**Data segment**
++++

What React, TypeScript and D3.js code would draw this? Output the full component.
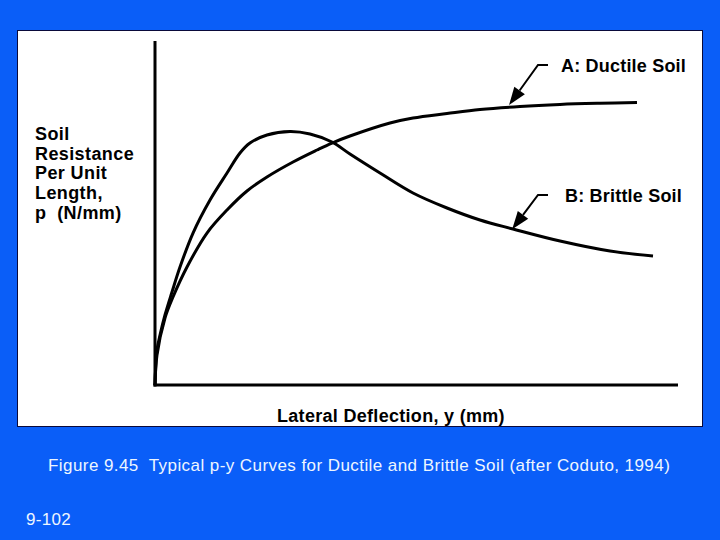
import React from "react";
import * as d3 from "d3";

// Curve A: Ductile soil (x: lateral deflection, y: soil resistance), arbitrary units 0-100
const ductileX = [0, 0.38, 1.91, 3.44, 6.12, 9.94, 13.77, 17.59, 21.41, 26.39, 30.98, 33.84, 37.28, 44.93, 49.33, 55.83, 62.14, 69.79, 77.44, 85.09, 92.16];
const ductileY = [0, 8.75, 19.53, 25.66, 34.4, 44.31, 51.02, 56.56, 60.64, 65.01, 68.51, 70.55, 72.59, 76.38, 77.84, 79.15, 80.32, 81.2, 81.78, 82.13, 82.36];

// Curve B: Brittle soil
const brittleX = [0, 0.38, 0.96, 1.91, 3.25, 4.78, 7.27, 10.52, 13.77, 16.25, 18.16, 21.41, 25.81, 29.64, 33.84, 37.28, 43.02, 49.33, 55.83, 62.14, 68.45, 77.44, 87.0, 95.22];
const brittleY = [0, 10.2, 14.58, 20.41, 27.11, 34.4, 44.31, 53.94, 61.81, 67.64, 70.55, 72.89, 73.91, 73.18, 70.85, 67.35, 61.81, 55.98, 51.6, 48.1, 45.48, 41.98, 39.07, 37.61];

const curveLabels = ["A: Ductile Soil", "B: Brittle Soil"];
// Points on the curves the arrows point at (data units)
const arrowTipX = [67.7, 68.3];
const arrowTipY = [81.6, 45.4];

const yLabelLines = ["Soil", "Resistance", "Per Unit", "Length,", "p  (N/mm)"];
const xLabel = "Lateral Deflection, y (mm)";
const caption = "Figure 9.45  Typical p-y Curves for Ductile and Brittle Soil (after Coduto, 1994)";
const slideNumber = "9-102";

const BLUE = "#0a5ef8";
const FONT = "'Liberation Sans', Arial, Helvetica, sans-serif";

export default function App() {
  const width = 720;
  const height = 540;
  const x = d3.scaleLinear().domain([0, 100]).range([155, 678]);
  const y = d3.scaleLinear().domain([0, 100]).range([385, 42]);

  const line = d3
    .line<[number, number]>()
    .x((d) => x(d[0]))
    .y((d) => y(d[1]))
    .curve(d3.curveCatmullRom.alpha(0.5));

  const ductile = ductileX.map((v, i) => [v, ductileY[i]] as [number, number]);
  const brittle = brittleX.map((v, i) => [v, brittleY[i]] as [number, number]);

  const labelY = [72, 202];

  return (
    <svg
      width={width}
      height={height}
      style={{ position: "absolute", left: 0, top: 0, display: "block" }}
    >
      <rect x={0} y={0} width={width} height={height} fill={BLUE} />
      <rect x={17.5} y={30.5} width={685} height={396} fill="#ffffff" stroke="#0a0a3a" strokeWidth={1} />

      {/* axes */}
      <line x1={x(0)} y1={y(0) + 1.5} x2={x(0)} y2={41} stroke="#000" strokeWidth={3} />
      <line x1={x(0) - 1.5} y1={y(0)} x2={678} y2={y(0)} stroke="#000" strokeWidth={3} />

      {/* curves */}
      <path d={line(ductile) || ""} fill="none" stroke="#000" strokeWidth={3} />
      <path d={line(brittle) || ""} fill="none" stroke="#000" strokeWidth={3} />

      {/* arrows + labels */}
      {curveLabels.map((lab, i) => {
        const tx = x(arrowTipX[i]);
        const ty = y(arrowTipY[i]);
        const ly = labelY[i];
        const hy = ly - 7;
        const kx = 538;
        const dx = tx - kx;
        const dy = ty - hy;
        const len = Math.hypot(dx, dy);
        const ux = dx / len;
        const uy = dy / len;
        const hl = 18;
        const hw = 6.5;
        const bx = tx - ux * hl;
        const by = ty - uy * hl;
        const px = -uy;
        const py = ux;
        return (
          <g key={lab}>
            <polyline
              points={`548,${hy} ${kx},${hy} ${bx},${by}`}
              fill="none"
              stroke="#000"
              strokeWidth={2}
            />
            <polygon
              points={`${tx},${ty} ${bx + px * hw},${by + py * hw} ${bx - px * hw},${by - py * hw}`}
              fill="#000"
            />
            <text x={i === 0 ? 561 : 565} y={ly} fontFamily={FONT} fontWeight="bold" fontSize={18} letterSpacing={0.2} fill="#000">
              {lab}
            </text>
          </g>
        );
      })}

      {/* y label */}
      {yLabelLines.map((t, i) => (
        <text
          key={t}
          x={35}
          y={140 + i * 19.7}
          fontFamily={FONT}
          fontWeight="bold"
          fontSize={18}
          letterSpacing={0.4}
          fill="#000"
          style={{ whiteSpace: "pre" }}
        >
          {t}
        </text>
      ))}

      {/* x label */}
      <text x={277} y={422} fontFamily={FONT} fontWeight="bold" fontSize={18} letterSpacing={0.3} fill="#000">
        {xLabel}
      </text>

      {/* caption */}
      <text x={48} y={471} fontFamily={FONT} fontSize={17} letterSpacing={0.43} fill="#eef6ff" style={{ whiteSpace: "pre" }}>
        {caption}
      </text>
      <text x={26} y={525} fontFamily={FONT} fontSize={17} letterSpacing={0.3} fill="#eef6ff">
        {slideNumber}
      </text>
    </svg>
  );
}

++++

**Written request**
Without any pictures, reproduce the lines from the first one in the material through the line that has "81.78, 82.13, 82.36];", exactly as they appear.

**Full output**
What React, TypeScript and D3.js code would draw this? Output the full component.
import React from "react";
import * as d3 from "d3";

// Curve A: Ductile soil (x: lateral deflection, y: soil resistance), arbitrary units 0-100
const ductileX = [0, 0.38, 1.91, 3.44, 6.12, 9.94, 13.77, 17.59, 21.41, 26.39, 30.98, 33.84, 37.28, 44.93, 49.33, 55.83, 62.14, 69.79, 77.44, 85.09, 92.16];
const ductileY = [0, 8.75, 19.53, 25.66, 34.4, 44.31, 51.02, 56.56, 60.64, 65.01, 68.51, 70.55, 72.59, 76.38, 77.84, 79.15, 80.32, 81.2, 81.78, 82.13, 82.36];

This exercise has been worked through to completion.